As duas filhas do casal vivem e trabalham em Lisboa. “Gostam de vir cá buscar uns garrafões de azeite, mas este trabalho não é para elas, lá estão melhor”, dizem os pais que, para conseguirem fazer todo o trabalho, recorrem à ajuda de mais dois reformados da terra.

Um deles é Vítor Justino. Tem 64 anos e a reforma chegou há cinco quando a fábrica onde trabalhava fechou. Desde aí faz uns biscates. Diz que a reforma até é razoável mas não gosta de estar parado.
Abel Cardoso, de 62 anos, também já está reformado. Pediu a reforma antecipada porque já tinha 48 anos de descontos. Começou a trabalhar aos 14 anos e nunca mais parou. Agora que se reformou, afirma que ainda trabalha mais do que quando era operário numa fábrica de curtumes na Gouxaria, em Alcanena. “Apanho azeitona, faço umas horas nas peles e ainda faço manutenção e trato de cavalos numa quinta em Torres Novas. Por vezes penso que já é trabalho a mais”, conta-nos enquanto endireita as costas debaixo da oliveira.

Em Portugal a agricultura é a principal actividade para pessoas entre 55 e 74 anos
Gracinda e José fazem parte das estatísticas que colocam Portugal entre os países mais envelhecidos do mundo, com 159 idosos para cada 100 jovens. Um cenário que, de acordo com o relatório Ageing Europe 2019, divulgado na semana passada pelo Eurostat, vai agravar-se nas próximas três décadas, altura em que perto de metade da população portuguesa (47,1%) terá 55 ou mais anos.

Segundo o serviço de estatística da União Europeia um dos maiores desafios será segurar a população acima dos 55 anos no mercado de trabalho.

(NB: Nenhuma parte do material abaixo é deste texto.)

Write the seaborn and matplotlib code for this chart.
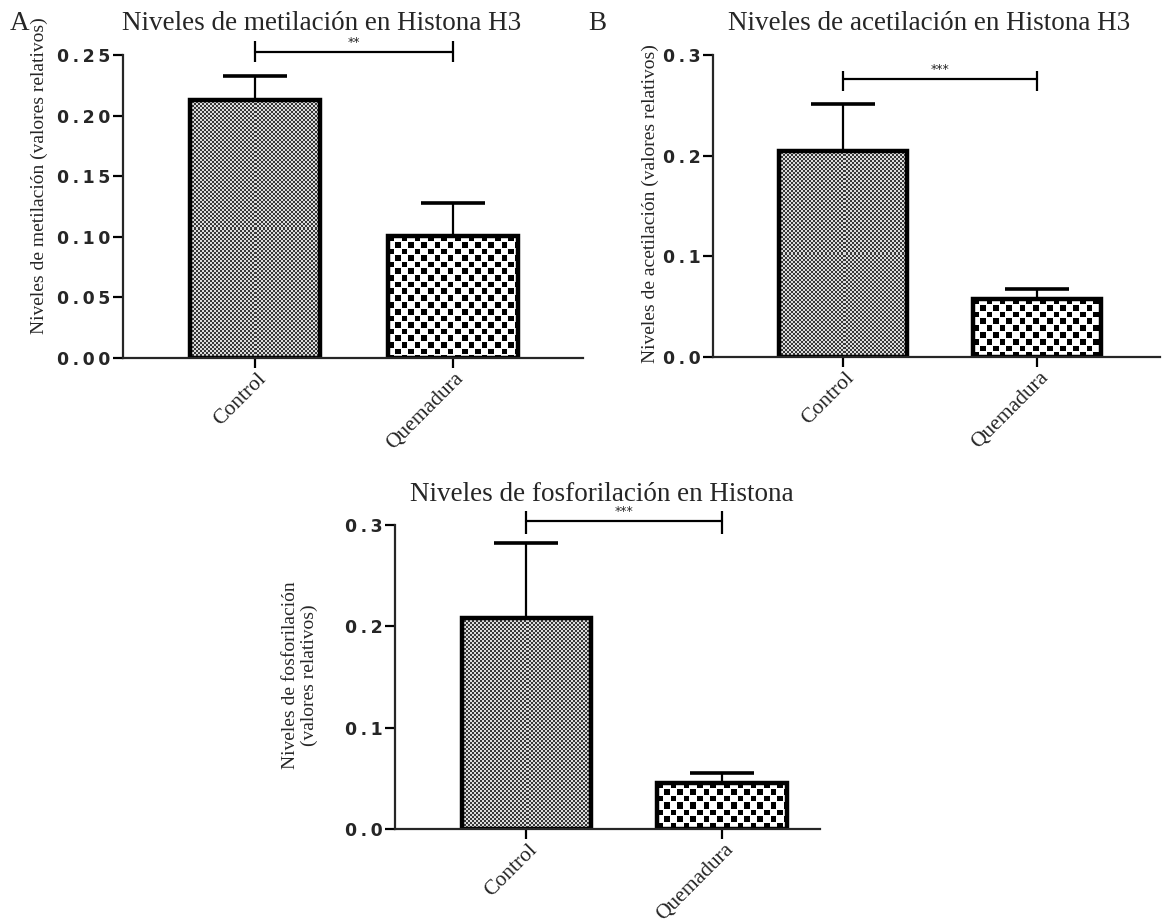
import numpy as np
import seaborn as sns
import matplotlib.pyplot as plt
from matplotlib.ticker import FuncFormatter, MultipleLocator
from matplotlib.transforms import ScaledTranslation

groups = ['Control', 'Quemadura']

metil_mean = [0.213, 0.101]
metil_sem = [0.020, 0.027]

acetil_mean = [0.205, 0.058]
acetil_sem = [0.046, 0.010]

fosfo_mean = [0.208, 0.0455]
fosfo_sem = [0.074, 0.0095]

titles = ['Niveles de metilación en Histona H3',
          'Niveles de acetilación en Histona H3',
          'Niveles de fosforilación en Histona']
ylabels = ['Niveles de metilación (valores relativos)',
           'Niveles de acetilación (valores relativos)',
           'Niveles de fosforilación\n(valores relativos)']
stars = ['**', '***', '***']
letters = ['A', 'B', '']

sns.set_style('ticks')
plt.rcParams['font.family'] = ['Liberation Serif', 'DejaVu Serif']

W, H = 1162, 922


def box(left, right, top, bottom):
    return [left / W, 1 - bottom / H, (right - left) / W, (bottom - top) / H]


layout = [
    dict(rect=box(123, 583, 55, 358), ymax=0.25, step=0.05, dec=2, xright=1.66,
         br=(0.2525, 0.244, 0.2615), title=(122, 24), ylab=(39, 176), letter=(10, 24)),
    dict(rect=box(713, 1160, 55, 357), ymax=0.3, step=0.1, dec=1, xright=1.634,
         br=(0.276, 0.264, 0.284), title=(728, 24), ylab=(650, 204), letter=(588, 24)),
    dict(rect=box(395, 820, 525, 829), ymax=0.3, step=0.1, dec=1, xright=1.5,
         br=(0.304, 0.291, 0.314), title=(410, 494), ylab=(300, 675), letter=(0, 0)),
]
data = [(metil_mean, metil_sem), (acetil_mean, acetil_sem), (fosfo_mean, fosfo_sem)]


def texture(ax, patch, kind):
    x0, y0 = patch.get_x(), patch.get_y()
    w, h = patch.get_width(), patch.get_height()
    (px0, py0), (px1, py1) = ax.transData.transform([(x0, y0), (x0 + w, y0 + h)])
    nx, ny = max(int(round(px1 - px0)), 1), max(int(round(py1 - py0)), 1)
    yy, xx = np.indices((ny, nx))
    if kind == 0:
        img = np.where((xx // 2 + yy // 2) % 2 == 0, 0.22, 0.86)
    else:
        c = 6.6
        i, j = np.floor(xx / c), np.floor(yy / c)
        lx, ly = xx - i * c, yy - j * c
        img = np.ones((ny, nx))
        img[((i + j) % 2 == 0) & (lx < 5.6) & (ly < 5.6)] = 0.0
    im = ax.imshow(img, cmap='gray', vmin=0, vmax=1, extent=(x0, x0 + w, y0, y0 + h),
                   origin='upper', interpolation='nearest', aspect='auto', zorder=0.8)
    im.set_clip_path(patch)


fig = plt.figure(figsize=(11.62, 9.22), dpi=100)
shift = ScaledTranslation(6 / 72, 0, fig.dpi_scale_trans)

for k, (lay, (mean, sem)) in enumerate(zip(layout, data)):
    ax = fig.add_axes(lay['rect'])
    sns.barplot(x=groups, y=mean, ax=ax, width=0.66, color='white', saturation=1,
                edgecolor='black', linewidth=3.2, errorbar=None)
    for p in ax.patches:
        p.set_facecolor('none')
        p.set_zorder(2)
    ax.errorbar([0, 1], mean, yerr=[[0, 0], sem], fmt='none', ecolor='black',
                elinewidth=1.6, capsize=23, capthick=2.6, zorder=1)
    ax.set_xlim(-0.67, lay['xright'])
    ax.set_ylim(0, lay['ymax'])
    ax.yaxis.set_major_locator(MultipleLocator(lay['step']))
    dec = lay['dec']
    ax.yaxis.set_major_formatter(FuncFormatter(lambda v, p, d=dec: '\u2009'.join(f'{v:.{d}f}')))
    for p, kind in zip(ax.patches, [0, 1]):
        texture(ax, p, kind)
    ax.set_xlim(-0.67, lay['xright'])
    ax.set_ylim(0, lay['ymax'])

    sns.despine(ax=ax)
    for s in ['left', 'bottom']:
        ax.spines[s].set_linewidth(1.6)
    ax.tick_params(axis='both', direction='out', length=7, width=1.6, color='black')
    ax.tick_params(axis='y', pad=2)
    for t in ax.get_yticklabels():
        t.set_family('DejaVu Sans')
        t.set_weight('bold')
        t.set_fontsize(12.5)
    ax.set_xticks([0, 1])
    ax.set_xticklabels(groups, rotation=45, ha='right', va='center',
                       rotation_mode='anchor', fontsize=15.5)
    ax.tick_params(axis='x', pad=6)
    for t in ax.get_xticklabels():
        t.set_transform(t.get_transform() + shift)
    ax.set_xlabel('')
    ax.set_ylabel('')

    yl, ylo, yhi = lay['br']
    ax.plot([0, 1], [yl, yl], color='black', lw=1.6, clip_on=False)
    ax.vlines([0, 1], ylo, yhi, color='black', lw=1.6, clip_on=False)
    ax.annotate(stars[k], xy=(0.5, yl), xytext=(0, 7), textcoords='offset points',
                ha='center', va='center', fontsize=9, family='DejaVu Sans',
                annotation_clip=False)

    tx, ty = lay['title']
    fig.text(tx / W, 1 - ty / H, titles[k], ha='left', va='center', fontsize=19.5)
    lx, ly = lay['ylab']
    fig.text(lx / W, 1 - ly / H, ylabels[k], rotation=90, ha='center', va='center',
             fontsize=14, linespacing=1.1)
    if letters[k]:
        ax_, ay_ = lay['letter']
        fig.text(ax_ / W, 1 - ay_ / H, letters[k], ha='left', va='center', fontsize=19.5)

fig.savefig('out.png', dpi=100)
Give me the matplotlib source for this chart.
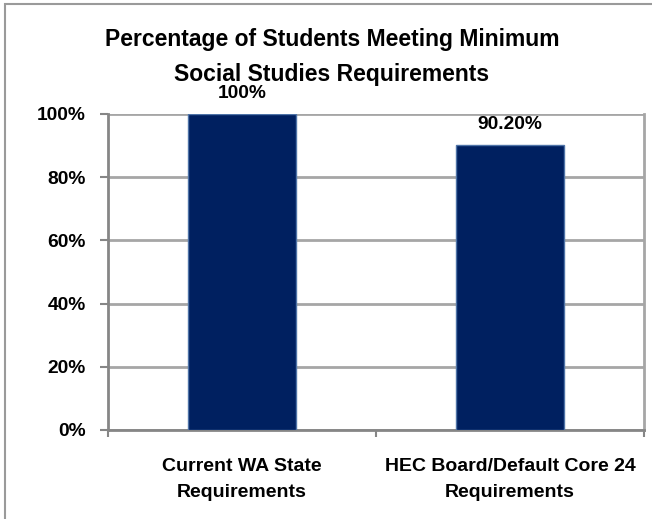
import matplotlib
matplotlib.use("Agg")
import matplotlib.pyplot as plt
from matplotlib.patches import Rectangle
from matplotlib.ticker import FuncFormatter, MultipleLocator

categories = ["Current WA State\nRequirements", "HEC Board/Default Core 24\nRequirements"]
values = [100.0, 90.2]
value_labels = ["100%", "90.20%"]
title = "Percentage of Students Meeting Minimum\nSocial Studies Requirements"

FONT = ["Liberation Sans", "DejaVu Sans"]
plt.rcParams["font.family"] = FONT
plt.rcParams["font.weight"] = "bold"

fig = plt.figure(figsize=(6.52, 5.19), dpi=100)
ax = fig.add_axes([108/652, 1-430/519, 536/652, 316/519])

x = list(range(len(categories)))
ax.bar(x, values, width=0.4, color="#002060", edgecolor="#4f74a8", linewidth=1.0, zorder=3)
ax.set_xlim(-0.5, len(categories) - 0.5)
ax.set_ylim(0, 100)
ax.yaxis.set_major_locator(MultipleLocator(20))
ax.yaxis.set_major_formatter(FuncFormatter(lambda v, p: f"{v:.0f}%"))
ax.grid(axis="y", color="#a6a6a6", linewidth=2.0, zorder=0)
ax.set_axisbelow(True)

ax.set_xticks([-0.5, 0.5, 1.5])
ax.set_xticklabels([])
ax.set_xticks(x, minor=True)
ax.set_xticklabels(categories, minor=True, fontsize=14, fontweight="bold", linespacing=1.68)
ax.tick_params(axis="x", which="minor", length=0, pad=20)
ax.tick_params(axis="x", which="major", length=5, width=1.5, color="#868686", direction="out")
ax.tick_params(axis="y", length=6, width=1.5, color="#868686", labelsize=13.8, pad=10)
for t in ax.get_yticklabels():
    t.set_fontweight("bold")

ax.spines["top"].set_visible(False)
ax.spines["right"].set_color("#a6a6a6")
ax.spines["right"].set_linewidth(2.0)
ax.spines["left"].set_color("#868686")
ax.spines["left"].set_linewidth(2.0)
ax.spines["bottom"].set_color("#868686")
ax.spines["bottom"].set_linewidth(2.0)

for xi, v, lab in zip(x, values, value_labels):
    ax.annotate(lab, (xi, v), xytext=(0, 15), textcoords="offset points",
                ha="center", va="center", fontsize=13.8, fontweight="bold", clip_on=False)

fig.text(332/652, 1-57/519, title, ha="center", va="center", fontsize=16.5,
         fontweight="bold", linespacing=1.63)

# outer chart frame (cropped on right/bottom)
fig.patches.append(Rectangle((4.5/652, -0.1), 1.2, 1-4.5/519 + 0.1, transform=fig.transFigure,
                             fill=False, edgecolor="#9a9a9a", linewidth=1.5))

fig.savefig("out.png", dpi=100)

A agricultura surge como um dos sectores que emprega maior percentagem de pessoas nesta faixa etária, representando, em 2018, cerca de 30,3% da força de trabalho neste sector. Em sete Estados-membros a agricultura é mesmo a principal actividade para pessoas entre 55 e 74 anos. É o caso de Portugal, onde esta faixa etária representa quase metade (47,5%) do total da força de trabalho agrícola.

No futuro só será considerado idoso quem tiver mais de 75 anos
Teresa Rodrigues, docente no Departamento de Estudos Políticos da Faculdade de Ciências Sociais e Humanas, da Universidade Nova de Lisboa, lembra no ensaio “Envelhecimento e Políticas de Saúde”, editado em Setembro de 2018 pela Fundação Francisco Manuel dos Santos, que o acelerado declínio populacional em curso decorre, em parte, de um fenómeno muito positivo: o facto de Portugal ser o oitavo país do mundo com maior esperança de vida à nascença.

Para a especialista as consequências do envelhecimento demográfico não têm necessariamente de ser negativas a nível económico e social. A investigadora defende que, tendo em conta o aumento da esperança de vida, haja uma distinção entre “idosos juniores” (dos 65 aos 74 anos) e “idosos seniores” (a partir dos 75 anos), devendo apenas estes últimos ser considerados idosos.
Tendo em conta os ganhos na esperança média de vida, vários países defendem a revisão da fronteira dos 65 anos. Alguns países como o Japão propõem o início da velhice a partir dos 75 anos.

Mulheres vivem mais seis anos do que os homens
Segundo dados de 2017 da Pordata (Base de Dados de Portugal Contemporâneo, organizada e desenvolvida pela Fundação Francisco Manuel dos Santos), a esperança média de vida em Portugal é superior à da União Europeia.
Os homens portugueses vivem, em média, 78,4 anos (os europeus 78,3), e as mulheres 84,6 (a média da União Europeia é de 83,5 anos). Segundo a Organização para a Cooperação e Desenvolvimento Económico (OCDE), após o 65º aniversário, os portugueses vivem apenas mais sete anos com saúde – um número muito inferior aos 16 anos que os suecos gozam de total funcionalidade e autonomia.